Treasury now expects government expenditure to grow nearly 20 per cent more in the next four years, on top of 60 per cent growth in the last five. To cover that, net government debt is now apparently going to peak at 43 per cent of our economy next year, up from 20 per cent five years ago.
Tax revenue is predicted to grow nearly 30 per cent over the next four years, mostly as the result of inflation pushing taxpayers into ever-higher tax brackets. Stand by to be squeezed some more.
Even this gloomy picture is the optimistic one, requiring you to believe two things which are more akin to fairy tales. First, that Treasury is right this time, after being so badly wrong last year, and inflation will quickly revert back to normal levels. And second, that Grant Robertson will change his spots and discover fiscal rectitude next year, just as he predicted last year and the year before.

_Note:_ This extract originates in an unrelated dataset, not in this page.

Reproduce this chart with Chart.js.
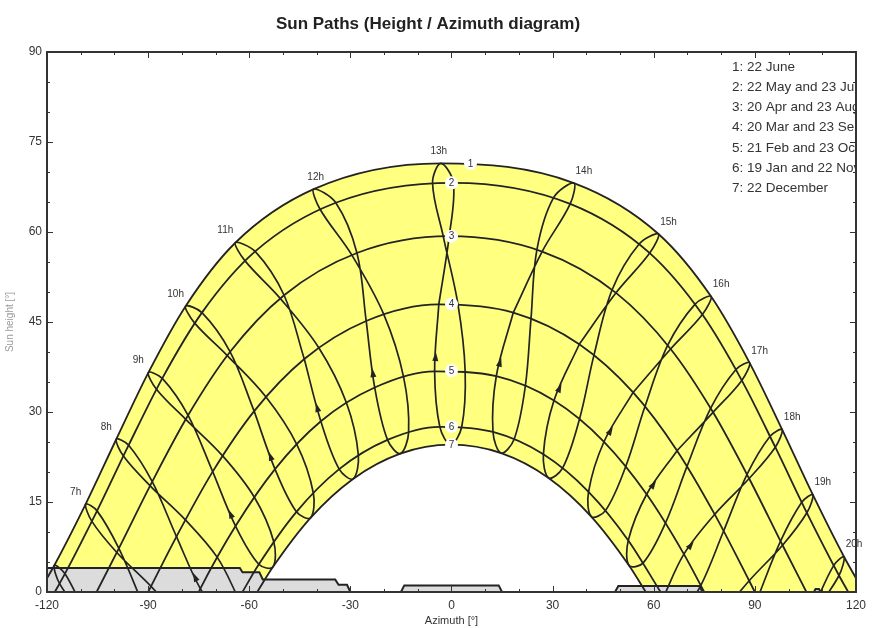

All the signs for the latter are bad, unfortunately. Treasury points out in its documents that he has already pre-spent 50 per cent of next year’s Budget allowance, so he won’t stick to that. He has also left a whole bunch of things to run out of funding in the next couple of years, making the books look better than they are. These include money for the school lunch programme which finishes at the end of next year, the $17m-a-year kapa haka subsidy which finishes after two years, and staffing and cost pressures in areas like GeoNet and the Ministry of Social Development, which magically disappear after a year or two.
There are questions to be asked of Treasury here. If something is 50 per cent or more likely to continue, it has to be included in the forward expenditure lines. There is probably around a billion dollars annually of stuff this Government plans to continue but isn’t included in these projections. This is politically helpful when it comes to showing a small surplus in a couple of years’ time — the same surplus which has already been postponed twice and would no doubt be postponed again.
Ultimately this Budget is a case of same old, same old. Same hikes in expenditure. Same growing debt mountain. Same fleecing of taxpayers. Same lack of spending discipline. Same lack of performance. Same Finance Minister shrugging his shoulders and saying it’s the best he can do.
It’s a barren Budget, bereft of ideas and showing no willingness to seriously address the country’s issues. So at least it achieves one thing. Now you know beyond any doubt that if you want change you will have to use the ballot box.
- Steven Joyce is a former National Minister of Finance. He is director at Joyce Advisory.